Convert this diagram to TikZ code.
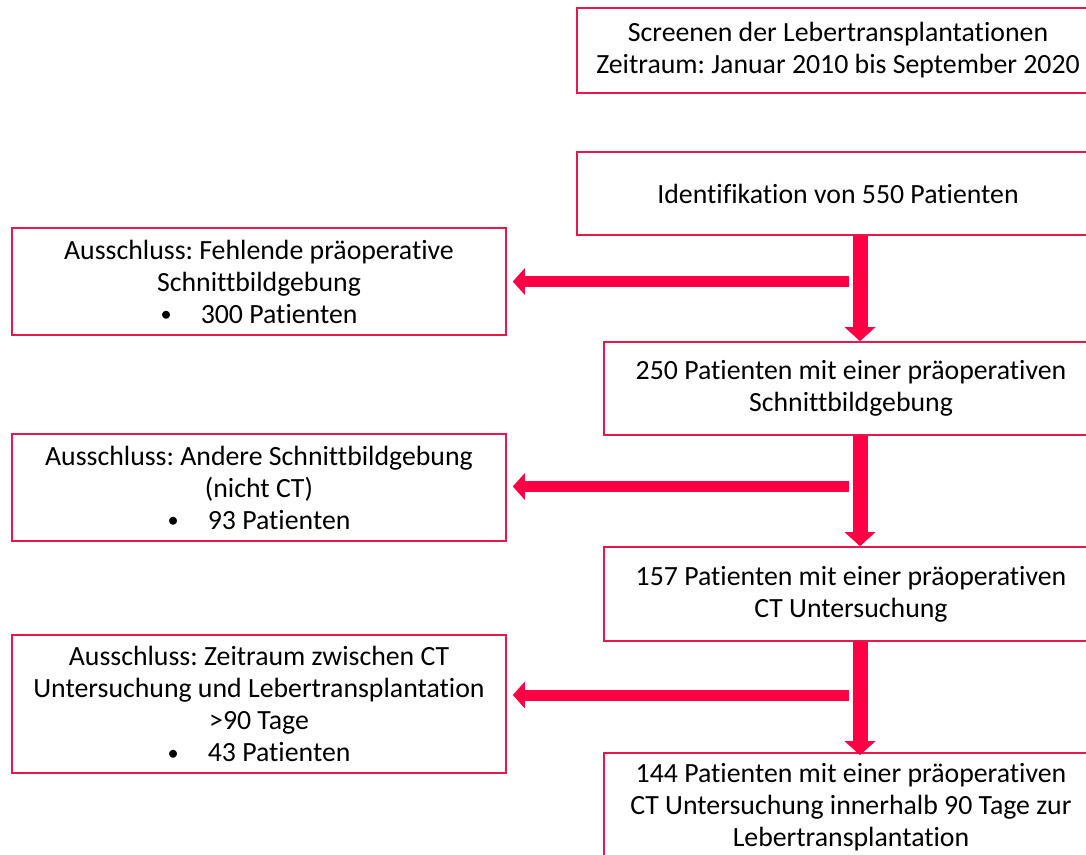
\documentclass[tikz,border=0pt]{standalone}
\usepackage{fontspec}
\setmainfont{Carlito}[Ligatures={NoCommon}]
\usetikzlibrary{arrows.meta}
\definecolor{boxred}{RGB}{232,24,76}
\definecolor{arrred}{RGB}{255,0,68}
\newcommand{\smbullet}{\raisebox{0.05em}{\scalebox{0.8}{•}}}
\frenchspacing
\begin{document}
\begin{tikzpicture}[x=1pt,y=-1pt,
  flowbox/.style={draw=boxred, line width=1.6pt, align=center, inner sep=0pt,
    font=\fontsize{27.8}{32}\selectfont},
  varrow/.style={draw=arrred, line width=15pt, -{Triangle[length=14pt,width=30pt]}},
  harrow/.style={draw=arrred, line width=11pt, -{Triangle[length=12pt,width=26pt]}}]
\useasboundingbox (0,0) rectangle (1086,854);
\clip (0,0) rectangle (1086,854);
\fill[white] (0,0) rectangle (1086,854);

\node[flowbox, minimum width=522pt, minimum height=85pt] (screen) at (838,50.5)
  {Screenen der Lebertransplantationen\\Zeitraum: Januar 2010 bis September 2020};
\node[flowbox, minimum width=522pt, minimum height=83pt] (ident) at (838,193.5)
  {Identifikation von 550 Patienten};
\node[flowbox, minimum width=494pt, minimum height=107pt] (ex1) at (259,281.5)
  {Ausschluss: Fehlende präoperative\\Schnittbildgebung\\\smbullet\hspace{1.05em}300 Patienten};
\node[flowbox, minimum width=494pt, minimum height=93pt] (n250) at (851,388.5)
  {250 Patienten mit einer präoperativen\\Schnittbildgebung};
\node[flowbox, minimum width=494pt, minimum height=107pt] (ex2) at (259,487.5)
  {Ausschluss: Andere Schnittbildgebung\\(nicht CT)\\\smbullet\hspace{1.05em}93 Patienten};
\node[flowbox, minimum width=494pt, minimum height=94pt] (n157) at (851,594)
  {157 Patienten mit einer präoperativen\\CT Untersuchung};
\node[flowbox, minimum width=494pt, minimum height=138pt] (ex3) at (259,704)
  {Ausschluss: Zeitraum zwischen CT\\Untersuchung und Lebertransplantation\\>90 Tage\\\smbullet\hspace{1.05em}43 Patienten};
\node[flowbox, minimum width=494pt, minimum height=109pt] (n144) at (851,807.5)
  {144 Patienten mit einer präoperativen\\CT Untersuchung innerhalb 90 Tage zur\\Lebertransplantation};

\coordinate (v1) at (860,0);
\coordinate (h1) at (849,281.5);
\coordinate (h2) at (849,486.5);
\coordinate (h3) at (849,695);

\draw[varrow] (v1 |- ident.south) -- (v1 |- n250.north);
\draw[varrow] (v1 |- n250.south) -- (v1 |- n157.north);
\draw[varrow] (v1 |- n157.south) -- ([yshift=-3pt]v1 |- n144.north);

\draw[harrow] (h1) -- ([xshift=6pt]h1 -| ex1.east);
\draw[harrow] (h2) -- ([xshift=6pt]h2 -| ex2.east);
\draw[harrow] (h3) -- ([xshift=6pt]h3 -| ex3.east);
\end{tikzpicture}
\end{document}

Direction
Leave out the pictures and give the listing above again exactly.

Exercise solution
Convert this diagram to TikZ code.
\documentclass[tikz,border=0pt]{standalone}
\usepackage{fontspec}
\setmainfont{Carlito}[Ligatures={NoCommon}]
\usetikzlibrary{arrows.meta}
\definecolor{boxred}{RGB}{232,24,76}
\definecolor{arrred}{RGB}{255,0,68}
\newcommand{\smbullet}{\raisebox{0.05em}{\scalebox{0.8}{•}}}
\frenchspacing
\begin{document}
\begin{tikzpicture}[x=1pt,y=-1pt,
  flowbox/.style={draw=boxred, line width=1.6pt, align=center, inner sep=0pt,
    font=\fontsize{27.8}{32}\selectfont},
  varrow/.style={draw=arrred, line width=15pt, -{Triangle[length=14pt,width=30pt]}},
  harrow/.style={draw=arrred, line width=11pt, -{Triangle[length=12pt,width=26pt]}}]
\useasboundingbox (0,0) rectangle (1086,854);
\clip (0,0) rectangle (1086,854);
\fill[white] (0,0) rectangle (1086,854);

\node[flowbox, minimum width=522pt, minimum height=85pt] (screen) at (838,50.5)
  {Screenen der Lebertransplantationen\\Zeitraum: Januar 2010 bis September 2020};
\node[flowbox, minimum width=522pt, minimum height=83pt] (ident) at (838,193.5)
  {Identifikation von 550 Patienten};
\node[flowbox, minimum width=494pt, minimum height=107pt] (ex1) at (259,281.5)
  {Ausschluss: Fehlende präoperative\\Schnittbildgebung\\\smbullet\hspace{1.05em}300 Patienten};
\node[flowbox, minimum width=494pt, minimum height=93pt] (n250) at (851,388.5)
  {250 Patienten mit einer präoperativen\\Schnittbildgebung};
\node[flowbox, minimum width=494pt, minimum height=107pt] (ex2) at (259,487.5)
  {Ausschluss: Andere Schnittbildgebung\\(nicht CT)\\\smbullet\hspace{1.05em}93 Patienten};
\node[flowbox, minimum width=494pt, minimum height=94pt] (n157) at (851,594)
  {157 Patienten mit einer präoperativen\\CT Untersuchung};
\node[flowbox, minimum width=494pt, minimum height=138pt] (ex3) at (259,704)
  {Ausschluss: Zeitraum zwischen CT\\Untersuchung und Lebertransplantation\\>90 Tage\\\smbullet\hspace{1.05em}43 Patienten};
\node[flowbox, minimum width=494pt, minimum height=109pt] (n144) at (851,807.5)
  {144 Patienten mit einer präoperativen\\CT Untersuchung innerhalb 90 Tage zur\\Lebertransplantation};

\coordinate (v1) at (860,0);
\coordinate (h1) at (849,281.5);
\coordinate (h2) at (849,486.5);
\coordinate (h3) at (849,695);

\draw[varrow] (v1 |- ident.south) -- (v1 |- n250.north);
\draw[varrow] (v1 |- n250.south) -- (v1 |- n157.north);
\draw[varrow] (v1 |- n157.south) -- ([yshift=-3pt]v1 |- n144.north);

\draw[harrow] (h1) -- ([xshift=6pt]h1 -| ex1.east);
\draw[harrow] (h2) -- ([xshift=6pt]h2 -| ex2.east);
\draw[harrow] (h3) -- ([xshift=6pt]h3 -| ex3.east);
\end{tikzpicture}
\end{document}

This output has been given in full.